Entrepreneurs are also innovators, or perhaps inventors, and profits help to motivate such
activities.
, Chapter 01 - Limits, Alternatives, and Choices
9. Specify and explain the typical shapes of marginal-benefit and marginal-cost curves. How are
these curves used to determine the optimal allocation of resources to a particular product? If
current output is such that marginal cost exceeds marginal benefit, should more or fewer
resources be allocated to this product? Explain. LO1.7
Answer: The marginal benefit curve is downward sloping; MB falls as more of a product
is consumed because additional units of a good yield less satisfaction than previous units.
The marginal cost curve is upward sloping, MC increases as more of a product is produced
since additional units require the use of increasingly unsuitable resource. The optimal
amount of a particular product occurs where MB equals MC. If MC exceeds MB, fewer
resources should be allocated to this use, as the additional cost is more than the additional
benefit.
10. Suppose that, on the basis of a nation’s production possibilities curve, an economy must
sacrifice 10,000 pizzas domestically to get the 1 additional industrial robot it desires but that
it can get the robot from another country in exchange for 9,000 pizzas. Relate this
information to the following statement:
“Through international specialization and trade, a nation can reduce its opportunity cost of
obtaining goods and thus ‘move outside its production possibilities curve.’” LO1.8
Answer: The message of the production possibilities curve is that an individual nation is
limited to the combinations of output indicated by its production possibilities curve.

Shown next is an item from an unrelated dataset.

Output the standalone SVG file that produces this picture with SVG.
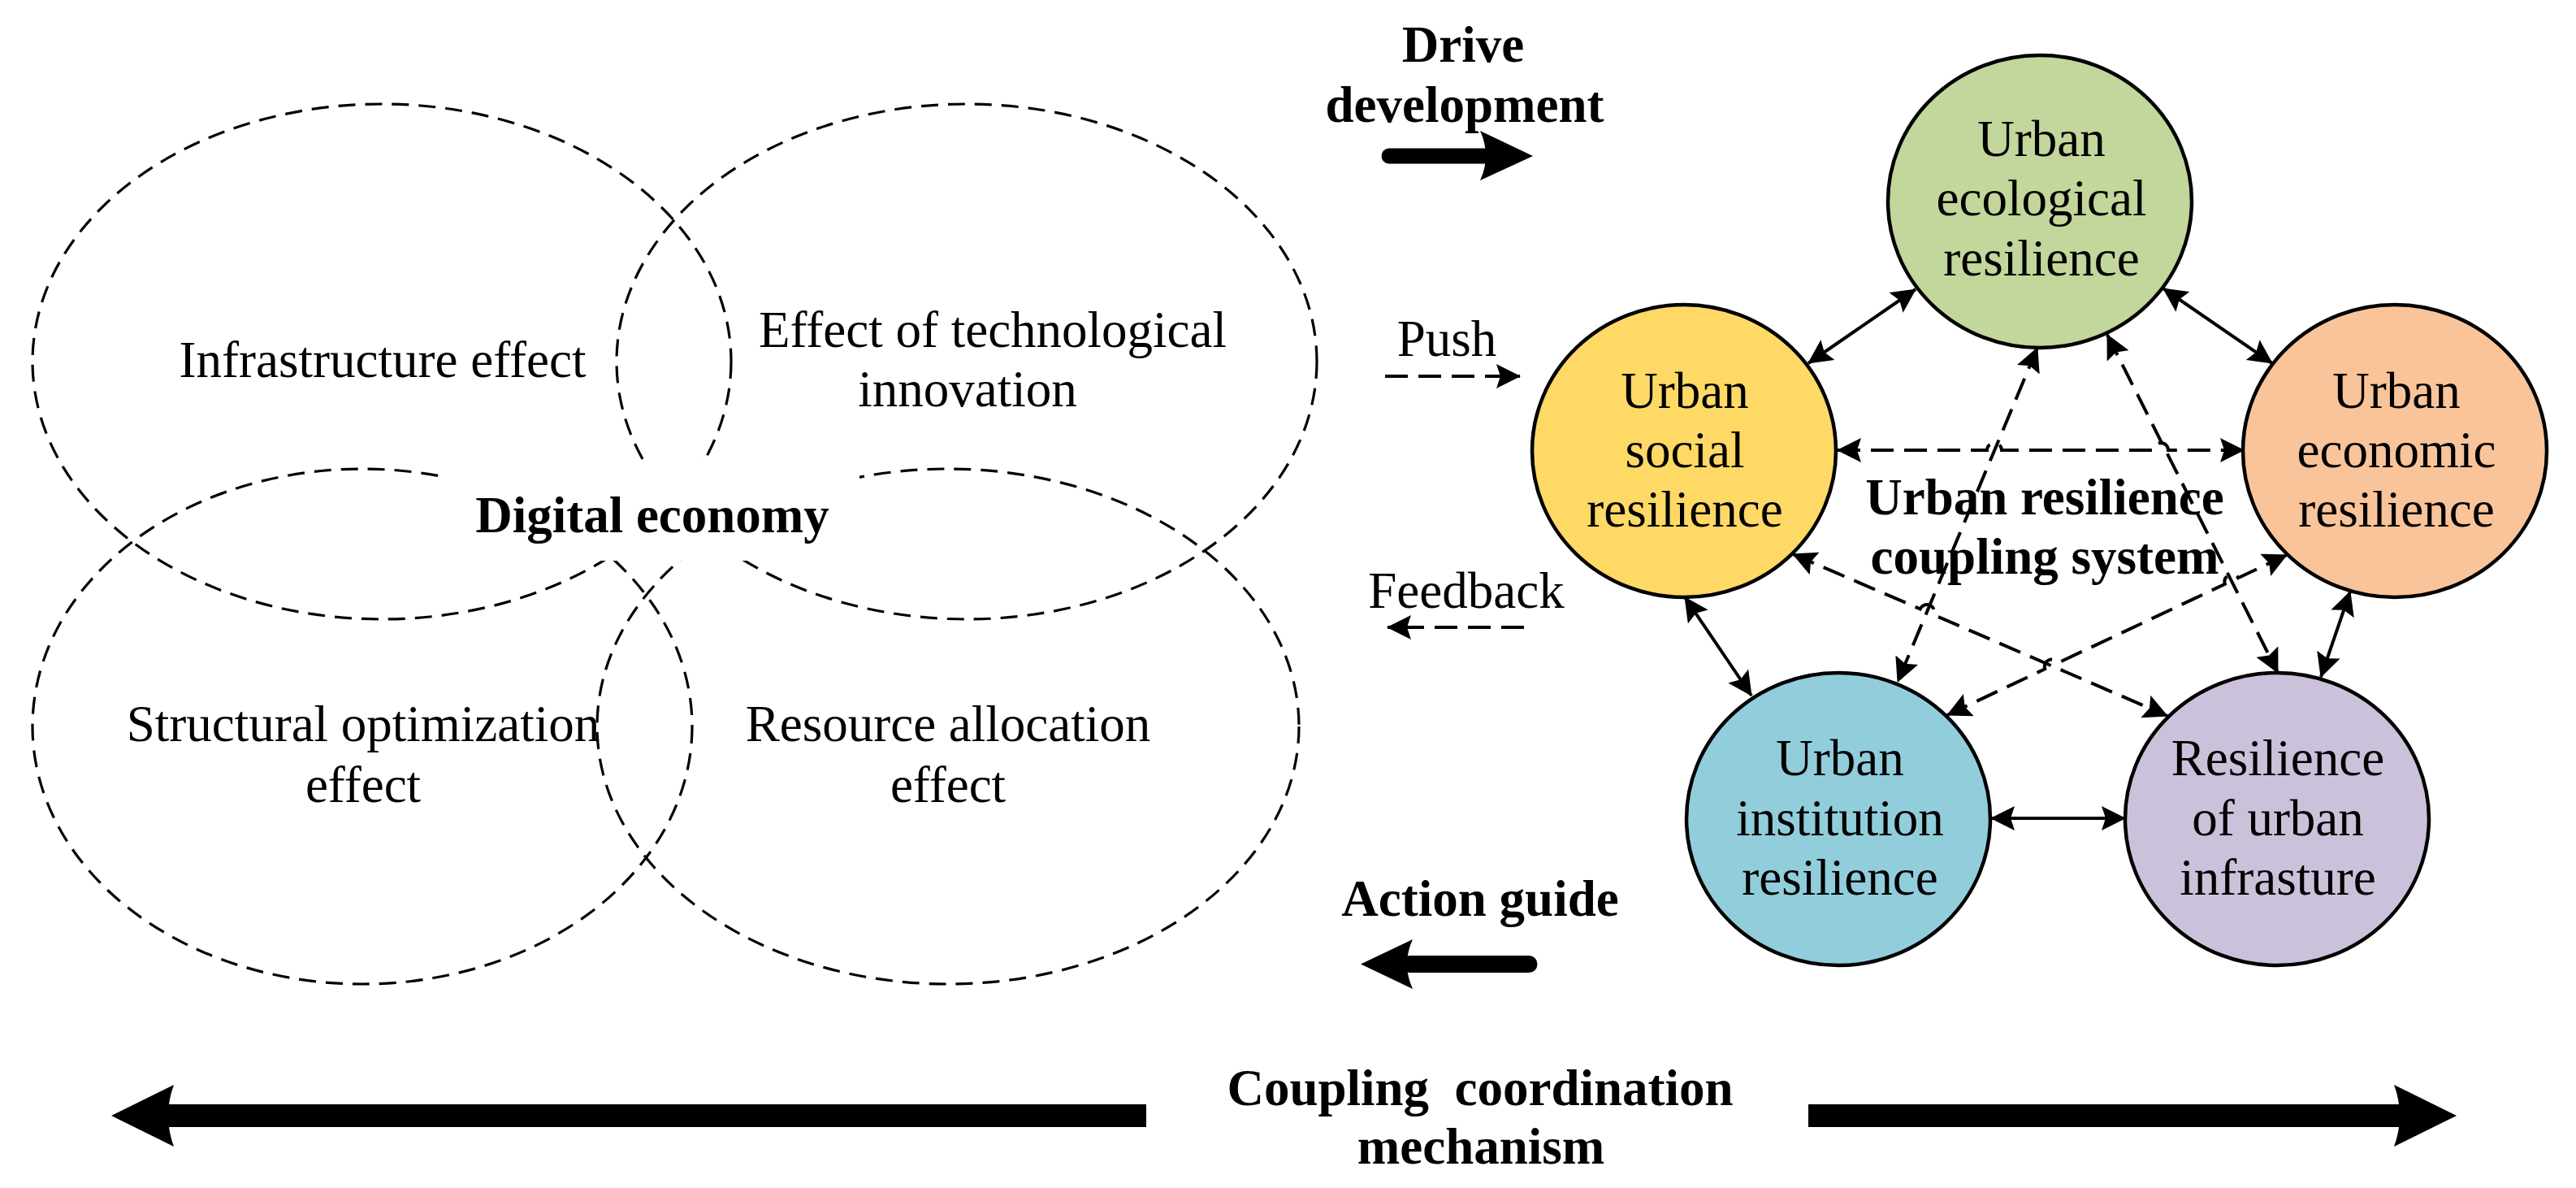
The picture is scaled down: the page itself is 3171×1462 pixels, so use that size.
<svg xmlns="http://www.w3.org/2000/svg" width="3171" height="1462" viewBox="0 0 3171 1462">
<style>
text{font-family:"Liberation Serif","Times New Roman",serif;fill:#000;text-anchor:middle}
.r{font-size:63px}
.b{font-size:63px;font-weight:bold}
.ell{fill:none;stroke:#000;stroke-width:3.2;stroke-dasharray:21 12}
.node{stroke:#000;stroke-width:4.5}
.dash{fill:none;stroke:#000;stroke-width:4;stroke-dasharray:28 13}
.solid{fill:none;stroke:#000;stroke-width:4}
.dbl{marker-start:url(#ah);marker-end:url(#ah)}
.blk{fill:#000;stroke:none}
</style>
<defs>
<marker id="ah" markerUnits="userSpaceOnUse" markerWidth="30" markerHeight="30" viewBox="0 0 30 30" refX="29" refY="15" orient="auto-start-reverse">
<path d="M0,0 L30,15 L0,30 L5,15 Z" fill="#000"/>
</marker>
</defs>
<rect width="3171" height="1462" fill="#fff"/>

<g id="digital-economy">
<ellipse class="ell" cx="470" cy="445" rx="430" ry="317"/>
<ellipse class="ell" cx="1190" cy="445" rx="431" ry="317"/>
<ellipse class="ell" cx="446" cy="894" rx="406" ry="317"/>
<ellipse class="ell" cx="1167" cy="894" rx="432" ry="317"/>
<rect x="547" y="570" width="511" height="120" fill="#fff"/>
<text class="r" x="471" y="464">Infrastructure effect</text>
<text class="r" x="1222" y="427">Effect of technological</text>
<text class="r" x="1191" y="500">innovation</text>
<text class="r" x="447" y="912">Structural optimization</text>
<text class="r" x="447" y="987">effect</text>
<text class="r" x="1167" y="912">Resource allocation</text>
<text class="r" x="1167" y="987">effect</text>
<text class="b" x="803" y="655">Digital economy</text>
</g>

<g id="drive-development">
<text class="b" x="1801" y="76">Drive</text>
<text class="b" x="1803" y="150">development</text>
<line x1="1710" y1="192" x2="1830" y2="192" stroke="#000" stroke-width="19" stroke-linecap="round"/>
<path class="blk" d="M1887,192 L1822,161 Q1836,192 1822,222 Z"/>
</g>

<g id="push">
<text class="r" x="1781" y="438">Push</text>
<line class="dash" x1="1705" y1="463" x2="1871" y2="463" stroke-dasharray="22 14" marker-end="url(#ah)"/>
</g>

<g id="feedback">
<text class="r" x="1805" y="748">Feedback</text>
<line class="dash" x1="1876" y1="772" x2="1708" y2="772" stroke-dasharray="28 13" marker-end="url(#ah)"/>
</g>

<g id="action-guide">
<text class="b" x="1822" y="1127">Action guide</text>
<line x1="1735" y1="1186.5" x2="1882" y2="1186.5" stroke="#000" stroke-width="21" stroke-linecap="round"/>
<path class="blk" d="M1675,1186.5 L1739,1156 Q1725,1186.5 1739,1217 Z"/>
</g>

<g id="coupling-coordination">
<text class="b" x="1822" y="1360" xml:space="preserve">Coupling  coordination</text>
<text class="b" x="1823" y="1432">mechanism</text>
<rect class="blk" x="205" y="1359" width="1206" height="28"/>
<path class="blk" d="M137,1373 L214,1335 Q200,1373 214,1411 Z"/>
<rect class="blk" x="2226" y="1359" width="729" height="28"/>
<path class="blk" d="M3024,1373 L2947,1335 Q2961,1373 2947,1411 Z"/>
</g>

<g id="node-ecological">
<ellipse class="node" cx="2511" cy="248" rx="187" ry="180" fill="#C3D69B"/>
<text class="r" x="2513" y="192">Urban</text>
<text class="r" x="2513" y="265">ecological</text>
<text class="r" x="2513" y="339">resilience</text>
</g>
<g id="node-social">
<ellipse class="node" cx="2073" cy="555" rx="187" ry="180" fill="#FFD966"/>
<text class="r" x="2074" y="502">Urban</text>
<text class="r" x="2074" y="575">social</text>
<text class="r" x="2074" y="648">resilience</text>
</g>
<g id="node-economic">
<ellipse class="node" cx="2948" cy="555" rx="187" ry="180" fill="#F9C49A"/>
<text class="r" x="2950" y="502">Urban</text>
<text class="r" x="2950" y="575">economic</text>
<text class="r" x="2950" y="648">resilience</text>
</g>
<g id="node-institution">
<ellipse class="node" cx="2263" cy="1008" rx="187" ry="180" fill="#92CDDC"/>
<text class="r" x="2265" y="954">Urban</text>
<text class="r" x="2265" y="1028">institution</text>
<text class="r" x="2265" y="1101">resilience</text>
</g>
<g id="node-infrastructure">
<ellipse class="node" cx="2803" cy="1008" rx="187" ry="180" fill="#CCC1DA"/>
<text class="r" x="2804" y="954">Resilience</text>
<text class="r" x="2804" y="1028">of urban</text>
<text class="r" x="2804" y="1101">infrasture</text>
</g>

<g id="system-label">
<text class="b" x="2517" y="633">Urban resilience</text>
<text class="b" x="2517" y="706">coupling system</text>
</g>

<g id="connectors">
<line class="solid dbl" x1="2226" y1="447" x2="2358" y2="356"/>
<line class="solid dbl" x1="2663" y1="355" x2="2797" y2="447"/>
<line class="solid dbl" x1="2074" y1="735" x2="2156" y2="856"/>
<line class="solid dbl" x1="2893" y1="728" x2="2857" y2="833"/>
<line class="solid dbl" x1="2451" y1="1007" x2="2616" y2="1007"/>
<path class="dash dbl" d="M2262,554 L2446,554 A9,9 0 0 1 2464,554 L2651,554 A9,9 0 0 1 2669,554 L2762,554"/>
<line class="dash dbl" x1="2508" y1="428" x2="2336" y2="839"/>
<line class="dash dbl" x1="2594" y1="412" x2="2804" y2="828"/>
<path class="dash dbl" d="M2207,682 L2363.7,749.4 A9,9 0 0 1 2380.3,756.6 L2668,881"/>
<path class="dash dbl" d="M2815,683 L2755.1,711.2 A9,9 0 0 0 2738.9,718.8 L2533.5,815.7 A9,9 0 0 0 2517.3,823.3 L2397,880"/>
</g>
</svg>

International specialization means directing domestic resources to output which a nation is
highly efficient at producing. International trade involves the exchange of these goods for
goods produced abroad. Specialization and trade have the same effect as having more and
better resources or discovering improved production techniques. The output gains from
greater international specialization and trade are the equivalent of economic growth.